• Requirements: The records below must be output exactly, without pictures.

• Code that draws figures:
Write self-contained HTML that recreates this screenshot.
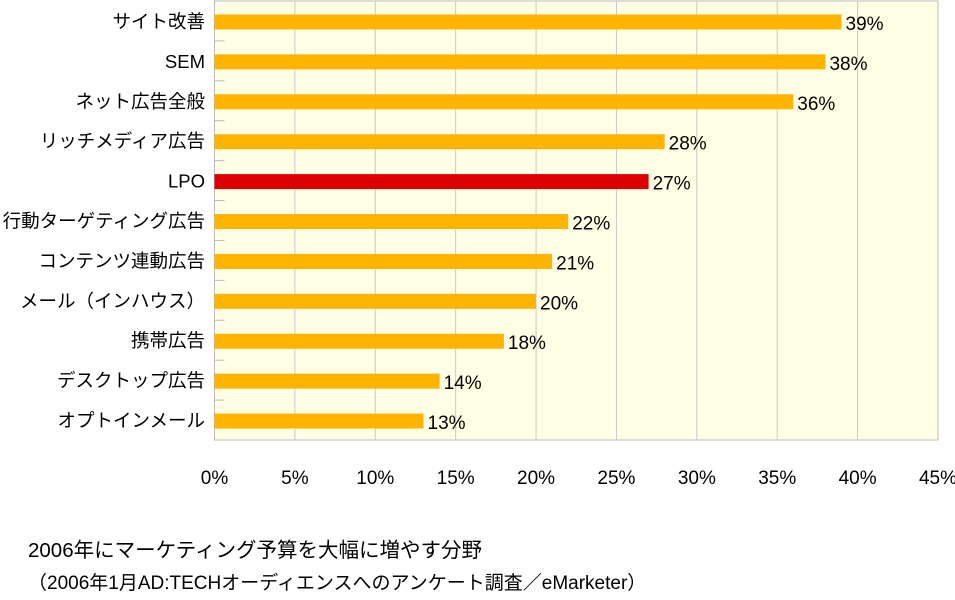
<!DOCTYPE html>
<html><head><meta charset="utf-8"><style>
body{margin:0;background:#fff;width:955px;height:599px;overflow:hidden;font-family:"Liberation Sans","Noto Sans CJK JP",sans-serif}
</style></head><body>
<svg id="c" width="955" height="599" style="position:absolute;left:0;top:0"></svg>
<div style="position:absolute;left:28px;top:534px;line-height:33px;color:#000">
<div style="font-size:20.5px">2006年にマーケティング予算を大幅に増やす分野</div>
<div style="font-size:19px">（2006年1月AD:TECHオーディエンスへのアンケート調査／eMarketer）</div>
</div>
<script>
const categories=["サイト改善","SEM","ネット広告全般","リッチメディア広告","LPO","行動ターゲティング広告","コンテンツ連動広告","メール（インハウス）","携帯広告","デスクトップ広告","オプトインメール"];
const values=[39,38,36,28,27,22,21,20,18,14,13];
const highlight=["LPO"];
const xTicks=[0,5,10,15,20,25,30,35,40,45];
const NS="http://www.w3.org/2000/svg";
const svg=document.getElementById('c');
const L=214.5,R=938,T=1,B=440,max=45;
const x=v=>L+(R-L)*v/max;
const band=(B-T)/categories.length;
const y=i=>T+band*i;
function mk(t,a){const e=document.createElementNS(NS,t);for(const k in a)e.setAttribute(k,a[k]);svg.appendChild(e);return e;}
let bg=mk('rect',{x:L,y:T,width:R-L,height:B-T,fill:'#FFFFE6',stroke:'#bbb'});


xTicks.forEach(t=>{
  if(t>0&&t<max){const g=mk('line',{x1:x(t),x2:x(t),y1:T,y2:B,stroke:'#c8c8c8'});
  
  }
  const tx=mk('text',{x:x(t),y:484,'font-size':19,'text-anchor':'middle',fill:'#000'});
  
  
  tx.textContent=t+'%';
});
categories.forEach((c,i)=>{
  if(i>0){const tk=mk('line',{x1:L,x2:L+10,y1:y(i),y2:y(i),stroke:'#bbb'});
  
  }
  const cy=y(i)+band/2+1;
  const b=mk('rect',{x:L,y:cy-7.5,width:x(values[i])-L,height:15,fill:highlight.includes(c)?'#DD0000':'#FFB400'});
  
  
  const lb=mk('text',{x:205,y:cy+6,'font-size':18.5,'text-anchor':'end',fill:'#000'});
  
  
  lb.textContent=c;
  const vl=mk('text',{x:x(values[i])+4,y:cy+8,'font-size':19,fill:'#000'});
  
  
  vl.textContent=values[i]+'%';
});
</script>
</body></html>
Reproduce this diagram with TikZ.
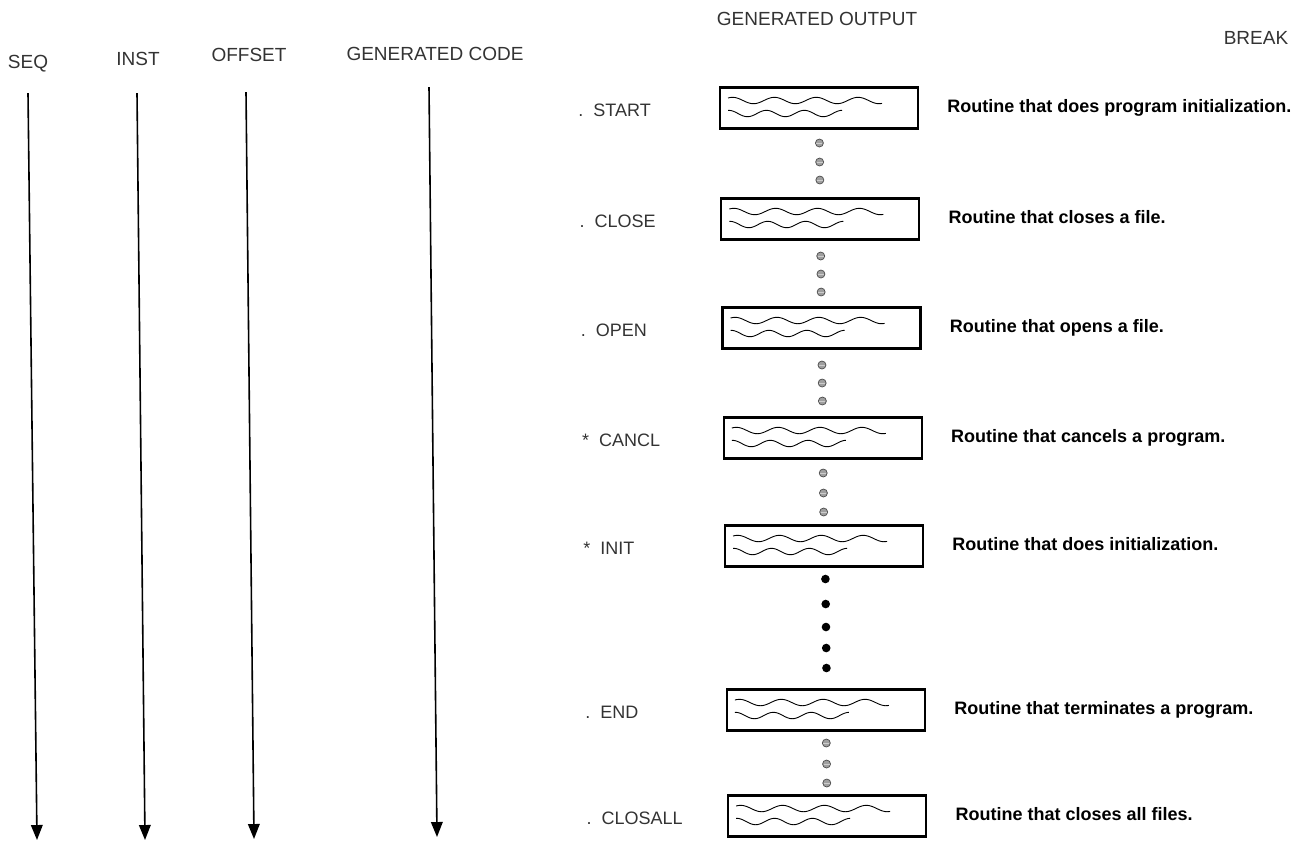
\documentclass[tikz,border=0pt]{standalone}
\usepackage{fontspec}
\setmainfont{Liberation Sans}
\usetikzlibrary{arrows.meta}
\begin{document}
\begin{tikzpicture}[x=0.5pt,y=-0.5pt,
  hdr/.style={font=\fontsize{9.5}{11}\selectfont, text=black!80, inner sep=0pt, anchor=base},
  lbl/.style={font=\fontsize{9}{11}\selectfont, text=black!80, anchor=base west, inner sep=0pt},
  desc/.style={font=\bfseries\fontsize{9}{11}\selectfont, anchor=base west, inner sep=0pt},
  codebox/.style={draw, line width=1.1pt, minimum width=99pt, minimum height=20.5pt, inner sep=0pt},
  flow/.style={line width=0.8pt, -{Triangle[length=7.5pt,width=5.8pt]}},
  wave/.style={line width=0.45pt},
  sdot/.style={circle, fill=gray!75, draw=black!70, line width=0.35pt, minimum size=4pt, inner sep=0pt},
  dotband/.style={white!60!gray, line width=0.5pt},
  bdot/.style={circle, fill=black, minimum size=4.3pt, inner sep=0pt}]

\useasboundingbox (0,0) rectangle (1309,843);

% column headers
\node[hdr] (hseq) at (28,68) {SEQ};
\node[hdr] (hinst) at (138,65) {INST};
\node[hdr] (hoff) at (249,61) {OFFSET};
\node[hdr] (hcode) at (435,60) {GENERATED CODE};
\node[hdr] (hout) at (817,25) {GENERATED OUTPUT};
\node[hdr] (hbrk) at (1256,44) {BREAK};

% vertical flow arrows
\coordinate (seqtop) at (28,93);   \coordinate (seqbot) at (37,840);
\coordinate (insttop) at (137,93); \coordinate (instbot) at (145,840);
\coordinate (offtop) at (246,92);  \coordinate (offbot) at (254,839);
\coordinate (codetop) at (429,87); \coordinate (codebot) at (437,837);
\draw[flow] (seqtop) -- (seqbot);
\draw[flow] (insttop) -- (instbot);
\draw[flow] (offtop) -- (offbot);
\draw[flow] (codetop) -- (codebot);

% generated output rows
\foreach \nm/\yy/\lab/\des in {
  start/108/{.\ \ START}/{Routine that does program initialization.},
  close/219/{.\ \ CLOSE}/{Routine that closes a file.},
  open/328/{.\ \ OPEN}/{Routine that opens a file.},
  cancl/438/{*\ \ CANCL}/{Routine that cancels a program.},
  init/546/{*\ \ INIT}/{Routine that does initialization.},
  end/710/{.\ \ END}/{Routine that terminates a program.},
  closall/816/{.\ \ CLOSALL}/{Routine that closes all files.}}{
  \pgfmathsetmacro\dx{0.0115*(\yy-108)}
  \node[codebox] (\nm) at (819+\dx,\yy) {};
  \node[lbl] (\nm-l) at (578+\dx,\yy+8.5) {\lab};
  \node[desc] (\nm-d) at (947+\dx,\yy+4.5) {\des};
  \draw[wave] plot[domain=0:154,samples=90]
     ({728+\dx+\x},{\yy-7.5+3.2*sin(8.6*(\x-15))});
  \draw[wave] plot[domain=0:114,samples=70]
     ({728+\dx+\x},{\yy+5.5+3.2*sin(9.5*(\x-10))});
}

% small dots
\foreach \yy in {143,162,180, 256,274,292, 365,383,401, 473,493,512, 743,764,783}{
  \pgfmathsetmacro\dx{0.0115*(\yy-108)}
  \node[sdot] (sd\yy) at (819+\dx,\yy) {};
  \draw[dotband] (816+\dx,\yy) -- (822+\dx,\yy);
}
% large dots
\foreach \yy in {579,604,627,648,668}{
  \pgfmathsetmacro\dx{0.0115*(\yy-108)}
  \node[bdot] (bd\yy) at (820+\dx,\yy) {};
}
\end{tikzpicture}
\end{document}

• Full output:
Write self-contained HTML that recreates this screenshot.
<!DOCTYPE html>
<html><head><meta charset="utf-8"><style>
body{margin:0;background:#fff;width:955px;height:599px;overflow:hidden;font-family:"Liberation Sans","Noto Sans CJK JP",sans-serif}
</style></head><body>
<svg id="c" width="955" height="599" style="position:absolute;left:0;top:0"></svg>
<div style="position:absolute;left:28px;top:534px;line-height:33px;color:#000">
<div style="font-size:20.5px">2006年にマーケティング予算を大幅に増やす分野</div>
<div style="font-size:19px">（2006年1月AD:TECHオーディエンスへのアンケート調査／eMarketer）</div>
</div>
<script>
const categories=["サイト改善","SEM","ネット広告全般","リッチメディア広告","LPO","行動ターゲティング広告","コンテンツ連動広告","メール（インハウス）","携帯広告","デスクトップ広告","オプトインメール"];
const values=[39,38,36,28,27,22,21,20,18,14,13];
const highlight=["LPO"];
const xTicks=[0,5,10,15,20,25,30,35,40,45];
const NS="http://www.w3.org/2000/svg";
const svg=document.getElementById('c');
const L=214.5,R=938,T=1,B=440,max=45;
const x=v=>L+(R-L)*v/max;
const band=(B-T)/categories.length;
const y=i=>T+band*i;
function mk(t,a){const e=document.createElementNS(NS,t);for(const k in a)e.setAttribute(k,a[k]);svg.appendChild(e);return e;}
let bg=mk('rect',{x:L,y:T,width:R-L,height:B-T,fill:'#FFFFE6',stroke:'#bbb'});


xTicks.forEach(t=>{
  if(t>0&&t<max){const g=mk('line',{x1:x(t),x2:x(t),y1:T,y2:B,stroke:'#c8c8c8'});
  
  }
  const tx=mk('text',{x:x(t),y:484,'font-size':19,'text-anchor':'middle',fill:'#000'});
  
  
  tx.textContent=t+'%';
});
categories.forEach((c,i)=>{
  if(i>0){const tk=mk('line',{x1:L,x2:L+10,y1:y(i),y2:y(i),stroke:'#bbb'});
  
  }
  const cy=y(i)+band/2+1;
  const b=mk('rect',{x:L,y:cy-7.5,width:x(values[i])-L,height:15,fill:highlight.includes(c)?'#DD0000':'#FFB400'});
  
  
  const lb=mk('text',{x:205,y:cy+6,'font-size':18.5,'text-anchor':'end',fill:'#000'});
  
  
  lb.textContent=c;
  const vl=mk('text',{x:x(values[i])+4,y:cy+8,'font-size':19,fill:'#000'});
  
  
  vl.textContent=values[i]+'%';
});
</script>
</body></html>
Reproduce this diagram with TikZ.
\documentclass[tikz,border=0pt]{standalone}
\usepackage{fontspec}
\setmainfont{Liberation Sans}
\usetikzlibrary{arrows.meta}
\begin{document}
\begin{tikzpicture}[x=0.5pt,y=-0.5pt,
  hdr/.style={font=\fontsize{9.5}{11}\selectfont, text=black!80, inner sep=0pt, anchor=base},
  lbl/.style={font=\fontsize{9}{11}\selectfont, text=black!80, anchor=base west, inner sep=0pt},
  desc/.style={font=\bfseries\fontsize{9}{11}\selectfont, anchor=base west, inner sep=0pt},
  codebox/.style={draw, line width=1.1pt, minimum width=99pt, minimum height=20.5pt, inner sep=0pt},
  flow/.style={line width=0.8pt, -{Triangle[length=7.5pt,width=5.8pt]}},
  wave/.style={line width=0.45pt},
  sdot/.style={circle, fill=gray!75, draw=black!70, line width=0.35pt, minimum size=4pt, inner sep=0pt},
  dotband/.style={white!60!gray, line width=0.5pt},
  bdot/.style={circle, fill=black, minimum size=4.3pt, inner sep=0pt}]

\useasboundingbox (0,0) rectangle (1309,843);

% column headers
\node[hdr] (hseq) at (28,68) {SEQ};
\node[hdr] (hinst) at (138,65) {INST};
\node[hdr] (hoff) at (249,61) {OFFSET};
\node[hdr] (hcode) at (435,60) {GENERATED CODE};
\node[hdr] (hout) at (817,25) {GENERATED OUTPUT};
\node[hdr] (hbrk) at (1256,44) {BREAK};

% vertical flow arrows
\coordinate (seqtop) at (28,93);   \coordinate (seqbot) at (37,840);
\coordinate (insttop) at (137,93); \coordinate (instbot) at (145,840);
\coordinate (offtop) at (246,92);  \coordinate (offbot) at (254,839);
\coordinate (codetop) at (429,87); \coordinate (codebot) at (437,837);
\draw[flow] (seqtop) -- (seqbot);
\draw[flow] (insttop) -- (instbot);
\draw[flow] (offtop) -- (offbot);
\draw[flow] (codetop) -- (codebot);

% generated output rows
\foreach \nm/\yy/\lab/\des in {
  start/108/{.\ \ START}/{Routine that does program initialization.},
  close/219/{.\ \ CLOSE}/{Routine that closes a file.},
  open/328/{.\ \ OPEN}/{Routine that opens a file.},
  cancl/438/{*\ \ CANCL}/{Routine that cancels a program.},
  init/546/{*\ \ INIT}/{Routine that does initialization.},
  end/710/{.\ \ END}/{Routine that terminates a program.},
  closall/816/{.\ \ CLOSALL}/{Routine that closes all files.}}{
  \pgfmathsetmacro\dx{0.0115*(\yy-108)}
  \node[codebox] (\nm) at (819+\dx,\yy) {};
  \node[lbl] (\nm-l) at (578+\dx,\yy+8.5) {\lab};
  \node[desc] (\nm-d) at (947+\dx,\yy+4.5) {\des};
  \draw[wave] plot[domain=0:154,samples=90]
     ({728+\dx+\x},{\yy-7.5+3.2*sin(8.6*(\x-15))});
  \draw[wave] plot[domain=0:114,samples=70]
     ({728+\dx+\x},{\yy+5.5+3.2*sin(9.5*(\x-10))});
}

% small dots
\foreach \yy in {143,162,180, 256,274,292, 365,383,401, 473,493,512, 743,764,783}{
  \pgfmathsetmacro\dx{0.0115*(\yy-108)}
  \node[sdot] (sd\yy) at (819+\dx,\yy) {};
  \draw[dotband] (816+\dx,\yy) -- (822+\dx,\yy);
}
% large dots
\foreach \yy in {579,604,627,648,668}{
  \pgfmathsetmacro\dx{0.0115*(\yy-108)}
  \node[bdot] (bd\yy) at (820+\dx,\yy) {};
}
\end{tikzpicture}
\end{document}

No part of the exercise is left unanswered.